# [Exercise]
Keep the wording of each record exactly the same when you repeat it, and leave out pictures.

# [Plotting code records]
/---
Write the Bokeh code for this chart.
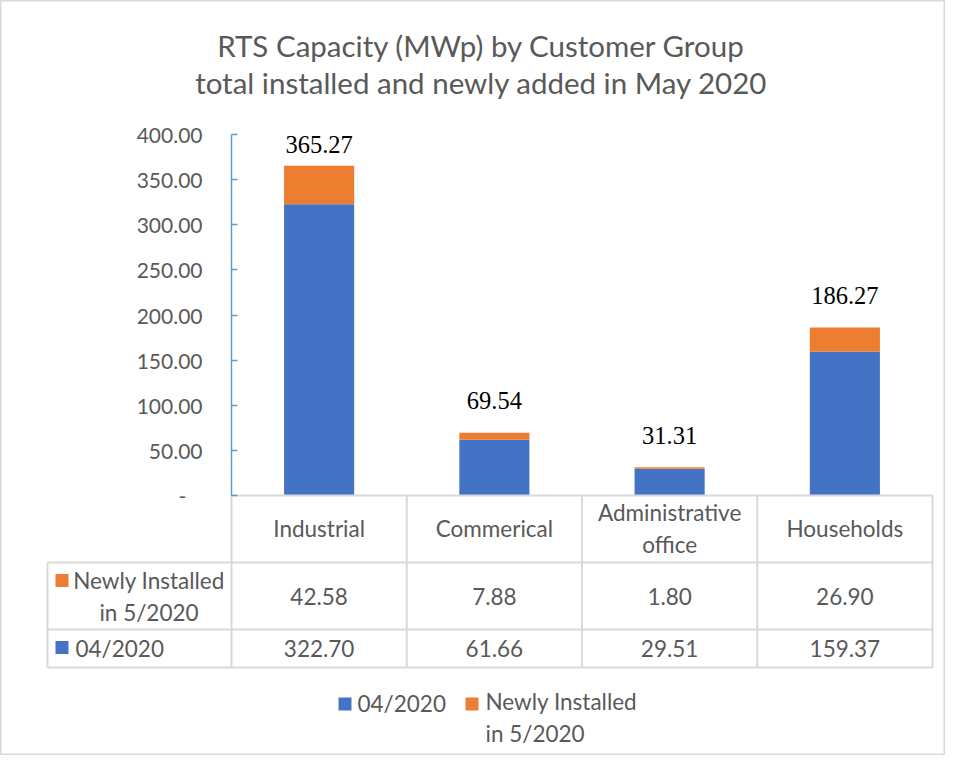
from bokeh.plotting import figure
from bokeh.models import Range1d, LinearAxis, FixedTicker, NumeralTickFormatter, ColumnDataSource
from bokeh.core.properties import value
from bokeh.embed import file_html
from bokeh.resources import INLINE

# ---------------- data ----------------
categories = ["Industrial", "Commerical", "Administrative\noffice", "Households"]
april_2020 = [322.70, 61.66, 29.51, 159.37]
new_may_2020 = [42.58, 7.88, 1.80, 26.90]
total_may_2020 = [365.27, 69.54, 31.31, 186.27]
series_names = ["04/2020", "Newly Installed\nin 5/2020"]
y_ticks = [0, 50, 100, 150, 200, 250, 300, 350, 400]
title_lines = ["RTS Capacity (MWp) by Customer Group",
               "total installed and newly added in May 2020"]

# ---------------- layout (figure pixels) ----------------
W, H = 945, 755
PX_PER_CAT = 175.25
PX_PER_UNIT = 0.9025
AXIS_X = 231
BASE_Y = 495
Y_MAX = 400

BLUE = "#4472C4"
ORANGE = "#ED7D31"
GREY_TXT = "#595959"
GRID = "#D9D9D9"
SANS = "Lato"
SERIF = "Liberation Serif"
FS = "22.5px"
LH = 1.2


def dx(px):
    return (px - AXIS_X) / PX_PER_CAT


def dy(py):
    return (BASE_Y - py) / PX_PER_UNIT


p = figure(width=W, height=H,
           x_range=Range1d(dx(0), dx(W)), y_range=Range1d(dy(H), dy(0)),
           output_backend="svg", toolbar_location=None,
           x_axis_type=None, y_axis_type=None, min_border=0)
p.min_border_left = p.min_border_right = p.min_border_top = p.min_border_bottom = 0
p.outline_line_color = GRID
p.outline_line_width = 2
p.background_fill_color = "white"
p.border_fill_color = "white"

n = len(categories)
xs = [i + 0.5 for i in range(n)]

# label position (centre): above bar, but kept inside plot area
lab_gap = 32 / PX_PER_UNIT
lab_top = 9.5 / PX_PER_UNIT
label_y = [min(t + lab_gap, Y_MAX - lab_top) for t in total_may_2020]

src = ColumnDataSource(dict(
    x=xs, april=april_2020, total=total_may_2020,
    total_txt=["{:.2f}".format(t) for t in total_may_2020], label_y=label_y,
))

# ---------------- title ----------------
p.text(x=[dx(481), dx(481)], y=[dy(45), dy(82)], text=title_lines,
       text_align="center", text_baseline="middle",
       text_font=value(SANS), text_font_size="29.5px", text_color=GREY_TXT)

# ---------------- bars ----------------
p.vbar(x="x", width=0.4, bottom=0, top="april", source=src,
       fill_color=BLUE, line_color=None)
p.vbar(x="x", width=0.4, bottom="april", top="total", source=src,
       fill_color=ORANGE, line_color=None)

p.text(x="x", y="label_y", text="total_txt", source=src,
       text_align="center", text_baseline="middle",
       text_font=value(SERIF), text_font_size="24.5px", text_color="#000000")

# ---------------- y axis ----------------
yaxis = LinearAxis(fixed_location=0, bounds=(0, Y_MAX),
                   ticker=FixedTicker(ticks=y_ticks),
                   formatter=NumeralTickFormatter(format="0.00"))
yaxis.major_label_overrides = {0: "-\u00a0\u00a0\u00a0"}
yaxis.axis_line_color = "#5B9BD5"
yaxis.axis_line_width = 1.5
yaxis.major_tick_line_color = "#5B9BD5"
yaxis.major_tick_line_width = 1.5
yaxis.major_tick_in = 6
yaxis.major_tick_out = 0
yaxis.minor_tick_line_color = None
yaxis.major_label_standoff = 29
yaxis.major_label_text_font = SANS
yaxis.major_label_text_font_size = "21px"
yaxis.major_label_text_color = GREY_TXT
p.add_layout(yaxis, "left")

# ---------------- data table ----------------
ROW_EDGES = [0, 67, 134, 172]       # pixel offsets below the base line
ROW_CENTERS = [33, 101, 153]
TABLE_LEFT = 47

h_x0, h_x1, h_y = [], [], []
for k, off in enumerate(ROW_EDGES):
    h_x0.append(0 if k == 0 else dx(TABLE_LEFT))
    h_x1.append(n)
    h_y.append(-off / PX_PER_UNIT)
p.segment(x0=h_x0, y0=h_y, x1=h_x1, y1=h_y, line_color=GRID, line_width=2)

v_x = [float(i) for i in range(n + 1)] + [dx(TABLE_LEFT)]
v_y0 = [0.0] * (n + 1) + [-ROW_EDGES[1] / PX_PER_UNIT]
v_y1 = [-ROW_EDGES[-1] / PX_PER_UNIT] * (n + 2)
p.segment(x0=v_x, y0=v_y0, x1=v_x, y1=v_y1, line_color=GRID, line_width=2)

src_tab = ColumnDataSource(dict(
    x=xs, cat=categories,
    new_txt=["{:.2f}".format(v) for v in new_may_2020],
    april_txt=["{:.2f}".format(v) for v in april_2020],
    y_head=[-ROW_CENTERS[0] / PX_PER_UNIT] * n,
    y_new=[-ROW_CENTERS[1] / PX_PER_UNIT] * n,
    y_apr=[-ROW_CENTERS[2] / PX_PER_UNIT] * n,
))
common = dict(text_align="center", text_baseline="middle", text_font=value(SANS),
              text_font_size=FS, text_color=GREY_TXT, source=src_tab)
p.text(x="x", y="y_head", text="cat", text_line_height=LH, **common)
p.text(x="x", y="y_new", text="new_txt", **common)
p.text(x="x", y="y_apr", text="april_txt", **common)

# row headers with swatches
sw = dict(width=13, height=13, width_units="screen", height_units="screen", line_color=None)
p.rect(x=[dx(61.5)], y=[dy(580)], fill_color=ORANGE, **sw)
p.rect(x=[dx(61.5)], y=[dy(647)], fill_color=BLUE, **sw)
p.text(x=[dx(148.5)], y=[-ROW_CENTERS[1] / PX_PER_UNIT], text=[series_names[1]],
       text_align="center", text_baseline="middle", text_line_height=LH,
       text_font=value(SANS), text_font_size=FS, text_color=GREY_TXT)
p.text(x=[dx(75)], y=[-ROW_CENTERS[2] / PX_PER_UNIT], text=[series_names[0]],
       text_align="left", text_baseline="middle",
       text_font=value(SANS), text_font_size=FS, text_color=GREY_TXT)

# ---------------- bottom legend ----------------
p.rect(x=[dx(344.5)], y=[dy(703.5)], fill_color=BLUE, **sw)
p.rect(x=[dx(471.5)], y=[dy(703.5)], fill_color=ORANGE, **sw)
p.text(x=[dx(357)], y=[dy(703)], text=[series_names[0]],
       text_align="left", text_baseline="middle",
       text_font=value(SANS), text_font_size=FS, text_color=GREY_TXT)
p.text(x=[dx(485)], y=[dy(717)], text=[series_names[1]],
       text_align="left", text_baseline="middle", text_line_height=LH,
       text_font=value(SANS), text_font_size=FS, text_color=GREY_TXT)

open("out.html", "w").write(file_html(p, INLINE))
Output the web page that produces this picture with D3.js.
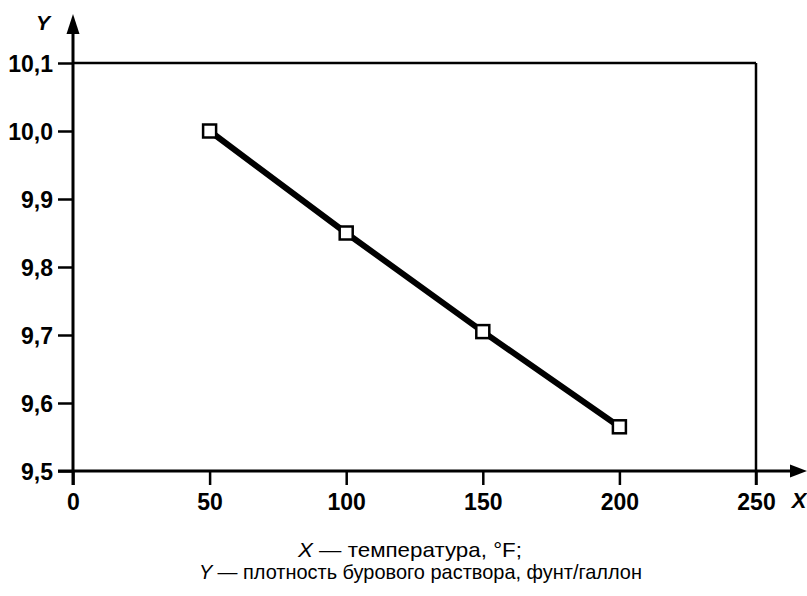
\---
# [The result]
Write the Bokeh code for this chart.
from bokeh.plotting import figure
from bokeh.models import Range1d, LinearAxis, FixedTicker, NumeralTickFormatter, ColumnDataSource
from bokeh.core.properties import value
from bokeh.embed import file_html
from bokeh.resources import INLINE

# ---------------- data ----------------
categories = ["Industrial", "Commerical", "Administrative\noffice", "Households"]
april_2020 = [322.70, 61.66, 29.51, 159.37]
new_may_2020 = [42.58, 7.88, 1.80, 26.90]
total_may_2020 = [365.27, 69.54, 31.31, 186.27]
series_names = ["04/2020", "Newly Installed\nin 5/2020"]
y_ticks = [0, 50, 100, 150, 200, 250, 300, 350, 400]
title_lines = ["RTS Capacity (MWp) by Customer Group",
               "total installed and newly added in May 2020"]

# ---------------- layout (figure pixels) ----------------
W, H = 945, 755
PX_PER_CAT = 175.25
PX_PER_UNIT = 0.9025
AXIS_X = 231
BASE_Y = 495
Y_MAX = 400

BLUE = "#4472C4"
ORANGE = "#ED7D31"
GREY_TXT = "#595959"
GRID = "#D9D9D9"
SANS = "Lato"
SERIF = "Liberation Serif"
FS = "22.5px"
LH = 1.2


def dx(px):
    return (px - AXIS_X) / PX_PER_CAT


def dy(py):
    return (BASE_Y - py) / PX_PER_UNIT


p = figure(width=W, height=H,
           x_range=Range1d(dx(0), dx(W)), y_range=Range1d(dy(H), dy(0)),
           output_backend="svg", toolbar_location=None,
           x_axis_type=None, y_axis_type=None, min_border=0)
p.min_border_left = p.min_border_right = p.min_border_top = p.min_border_bottom = 0
p.outline_line_color = GRID
p.outline_line_width = 2
p.background_fill_color = "white"
p.border_fill_color = "white"

n = len(categories)
xs = [i + 0.5 for i in range(n)]

# label position (centre): above bar, but kept inside plot area
lab_gap = 32 / PX_PER_UNIT
lab_top = 9.5 / PX_PER_UNIT
label_y = [min(t + lab_gap, Y_MAX - lab_top) for t in total_may_2020]

src = ColumnDataSource(dict(
    x=xs, april=april_2020, total=total_may_2020,
    total_txt=["{:.2f}".format(t) for t in total_may_2020], label_y=label_y,
))

# ---------------- title ----------------
p.text(x=[dx(481), dx(481)], y=[dy(45), dy(82)], text=title_lines,
       text_align="center", text_baseline="middle",
       text_font=value(SANS), text_font_size="29.5px", text_color=GREY_TXT)

# ---------------- bars ----------------
p.vbar(x="x", width=0.4, bottom=0, top="april", source=src,
       fill_color=BLUE, line_color=None)
p.vbar(x="x", width=0.4, bottom="april", top="total", source=src,
       fill_color=ORANGE, line_color=None)

p.text(x="x", y="label_y", text="total_txt", source=src,
       text_align="center", text_baseline="middle",
       text_font=value(SERIF), text_font_size="24.5px", text_color="#000000")

# ---------------- y axis ----------------
yaxis = LinearAxis(fixed_location=0, bounds=(0, Y_MAX),
                   ticker=FixedTicker(ticks=y_ticks),
                   formatter=NumeralTickFormatter(format="0.00"))
yaxis.major_label_overrides = {0: "-\u00a0\u00a0\u00a0"}
yaxis.axis_line_color = "#5B9BD5"
yaxis.axis_line_width = 1.5
yaxis.major_tick_line_color = "#5B9BD5"
yaxis.major_tick_line_width = 1.5
yaxis.major_tick_in = 6
yaxis.major_tick_out = 0
yaxis.minor_tick_line_color = None
yaxis.major_label_standoff = 29
yaxis.major_label_text_font = SANS
yaxis.major_label_text_font_size = "21px"
yaxis.major_label_text_color = GREY_TXT
p.add_layout(yaxis, "left")

# ---------------- data table ----------------
ROW_EDGES = [0, 67, 134, 172]       # pixel offsets below the base line
ROW_CENTERS = [33, 101, 153]
TABLE_LEFT = 47

h_x0, h_x1, h_y = [], [], []
for k, off in enumerate(ROW_EDGES):
    h_x0.append(0 if k == 0 else dx(TABLE_LEFT))
    h_x1.append(n)
    h_y.append(-off / PX_PER_UNIT)
p.segment(x0=h_x0, y0=h_y, x1=h_x1, y1=h_y, line_color=GRID, line_width=2)

v_x = [float(i) for i in range(n + 1)] + [dx(TABLE_LEFT)]
v_y0 = [0.0] * (n + 1) + [-ROW_EDGES[1] / PX_PER_UNIT]
v_y1 = [-ROW_EDGES[-1] / PX_PER_UNIT] * (n + 2)
p.segment(x0=v_x, y0=v_y0, x1=v_x, y1=v_y1, line_color=GRID, line_width=2)

src_tab = ColumnDataSource(dict(
    x=xs, cat=categories,
    new_txt=["{:.2f}".format(v) for v in new_may_2020],
    april_txt=["{:.2f}".format(v) for v in april_2020],
    y_head=[-ROW_CENTERS[0] / PX_PER_UNIT] * n,
    y_new=[-ROW_CENTERS[1] / PX_PER_UNIT] * n,
    y_apr=[-ROW_CENTERS[2] / PX_PER_UNIT] * n,
))
common = dict(text_align="center", text_baseline="middle", text_font=value(SANS),
              text_font_size=FS, text_color=GREY_TXT, source=src_tab)
p.text(x="x", y="y_head", text="cat", text_line_height=LH, **common)
p.text(x="x", y="y_new", text="new_txt", **common)
p.text(x="x", y="y_apr", text="april_txt", **common)

# row headers with swatches
sw = dict(width=13, height=13, width_units="screen", height_units="screen", line_color=None)
p.rect(x=[dx(61.5)], y=[dy(580)], fill_color=ORANGE, **sw)
p.rect(x=[dx(61.5)], y=[dy(647)], fill_color=BLUE, **sw)
p.text(x=[dx(148.5)], y=[-ROW_CENTERS[1] / PX_PER_UNIT], text=[series_names[1]],
       text_align="center", text_baseline="middle", text_line_height=LH,
       text_font=value(SANS), text_font_size=FS, text_color=GREY_TXT)
p.text(x=[dx(75)], y=[-ROW_CENTERS[2] / PX_PER_UNIT], text=[series_names[0]],
       text_align="left", text_baseline="middle",
       text_font=value(SANS), text_font_size=FS, text_color=GREY_TXT)

# ---------------- bottom legend ----------------
p.rect(x=[dx(344.5)], y=[dy(703.5)], fill_color=BLUE, **sw)
p.rect(x=[dx(471.5)], y=[dy(703.5)], fill_color=ORANGE, **sw)
p.text(x=[dx(357)], y=[dy(703)], text=[series_names[0]],
       text_align="left", text_baseline="middle",
       text_font=value(SANS), text_font_size=FS, text_color=GREY_TXT)
p.text(x=[dx(485)], y=[dy(717)], text=[series_names[1]],
       text_align="left", text_baseline="middle", text_line_height=LH,
       text_font=value(SANS), text_font_size=FS, text_color=GREY_TXT)

open("out.html", "w").write(file_html(p, INLINE))
Output the web page that produces this picture with D3.js.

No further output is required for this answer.